Prognostics 101: A tutorial for particle filter-based prognostics algorithm using Matlab

Abstract

This paper presents a Matlab-based tutorial for model-based prognostics, which combines a physical model with observed data to identify model parameters, from which the remaining useful life (RUL) can be predicted. Among many model-based prognostics algorithms, the particle filter is used in this tutorial for parameter estimation of damage or a degradation model. The tutorial is presented using a Matlab script with 62 lines, including detailed explanations. As examples, a battery degradation model and a crack growth model are used to explain the updating process of model parameters, damage progression, and RUL prediction. In order to illustrate the results, the RUL at an arbitrary cycle are predicted in the form of distribution along with the median and 90% prediction interval. This tutorial will be helpful for the beginners in prognostics to understand and use the prognostics method, and we hope it provides a standard of particle filter based prognostics.

Introduction

Although many prognostics methods have been presented in literature [1], [2], [3], [4], [5], [6], it is still difficult for engineers to use them for their applications. The objective of this paper is to demonstrate how to use a prognostics method using a simple Matlab code as short as 62 lines.

In general, prognostics methods can be categorized into data-driven, model-based, and hybrid approaches [7]. The data-driven method does not use any particular physical model and largely depends on measured data. On the other hand, the model-based approach assumes that a physical model describing the behavior of damage or degradation is available and combines the model with measured data to identify model parameters. Hybrid approaches combine the above-mentioned two methods to improve the prediction performance.

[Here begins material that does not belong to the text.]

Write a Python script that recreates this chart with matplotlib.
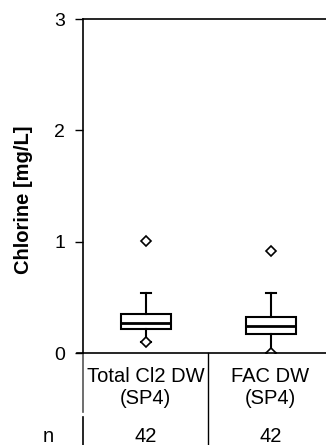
import matplotlib
matplotlib.use("Agg")
import matplotlib.pyplot as plt
from matplotlib.transforms import blended_transform_factory

plt.rcParams['font.family'] = ['Liberation Sans', 'DejaVu Sans']

# data
labels = ['Total Cl2 DW\n(SP4)', 'FAC DW\n(SP4)']
n_counts = [42, 42]
whislo = [0.10, 0.0]
q1 = [0.22, 0.17]
med = [0.265, 0.245]
q3 = [0.35, 0.32]
whishi = [0.54, 0.54]
fliers = [[1.01, 0.095], [0.92, 0.0]]

stats = []
for i in range(len(labels)):
    stats.append(dict(whislo=whislo[i], q1=q1[i], med=med[i], q3=q3[i],
                      whishi=whishi[i], fliers=fliers[i]))

W, H = 326, 445
fig = plt.figure(figsize=(W / 100, H / 100), dpi=100)
ax = fig.add_axes([83 / W, 1 - 353 / H, 250 / W, 334 / H])

ax.bxp(stats, positions=[1, 2], widths=0.4, patch_artist=True,
       boxprops=dict(facecolor='white', edgecolor='black', linewidth=1.5),
       medianprops=dict(color='black', linewidth=2),
       whiskerprops=dict(color='black', linewidth=1.5),
       capprops=dict(color='black', linewidth=1.5),
       capwidths=0.08,
       flierprops=dict(marker='D', markerfacecolor='white', markeredgecolor='black',
                       markersize=5, markeredgewidth=1.2))

ax.set_xlim(0.5, 2.5)
ax.set_ylim(0, 3)
ax.set_yticks([0, 1, 2, 3])
ax.tick_params(axis='y', labelsize=14, length=6, width=1, direction='out', pad=7)
ax.tick_params(axis='x', bottom=False, labelbottom=False)
for s in ['left', 'top', 'bottom']:
    ax.spines[s].set_linewidth(1.2)
ax.spines['right'].set_visible(False)
ax.set_ylabel('Chlorine [mg/L]', fontsize=14.5, fontweight='bold', labelpad=10)
ax.yaxis.set_label_coords(-0.2, 0.46)

# table below the plot
tr = blended_transform_factory(ax.transData, ax.transAxes)
ax.plot([0.5, 0.5], [0, -0.177], transform=tr, color='#555555', lw=1.2, clip_on=False)
ax.plot([0.5, 0.5], [-0.192, -0.3], transform=tr, color='black', lw=1.2, clip_on=False)
ax.plot([1.5, 1.5], [0, -0.3], transform=tr, color='black', lw=1, clip_on=False)
ax.plot([0.45, 0.5], [0, 0], transform=tr, color='black', lw=1.2, clip_on=False)
for i, lab in enumerate(labels):
    ax.text(i + 1, -0.104, lab, transform=tr, ha='center', va='center', fontsize=14.5,
            linespacing=1.2)
    ax.text(i + 1, -0.25, str(n_counts[i]), transform=tr, ha='center', va='center',
            fontsize=14.5)
ax.text(48 / W, 1 - 437 / H, 'n', transform=fig.transFigure, ha='center', va='center',
        fontsize=14.5)

fig.savefig('out.png', dpi=100)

Among the abovementioned prognostics methods, the model-based approach is considered since if there exist physical model, it is easy to establish standard algorithm logically compared to other approaches. In this approach, the model parameters which have an effect on model behavior are often unknown and need to be identified as a part of the prognostic process. There are several methods to estimate model parameters, such as the Kalman filter (KF) that gives an exact PDF in analytical form in the case of a linear model with a Gaussian noise [8]; Particle filter (PF), in which the posterior distribution of model parameters is expressed as a number of particles and their weights [9], [10], [11]; and Bayesian method (BM) that is to estimate the model parameters using measurement data, which are incorporated into a single posterior distribution [12], [13], [14]. In this paper, PF is employed because it can be used for a nonlinear model with non-Gaussian noise and is the most widely used in the field of prognostics.

The Matlab code is composed of 62 lines including detailed explanations, which is further divided into three parts: (1) problem definition; (2) prognostics using PF; and (3) post-processing. Users are required to modify the first part according to their application. For demonstration purposes, examples of battery degradation and crack growth are presented.

The rest sections are organized as follows: in Section 2, the overall process of model-based prognostics is explained with the Matlab code; in Section 3, the usage is explained with a battery degradation example; and in Section 4, various cases are described with a crack growth example, followed by conclusions in Section 5.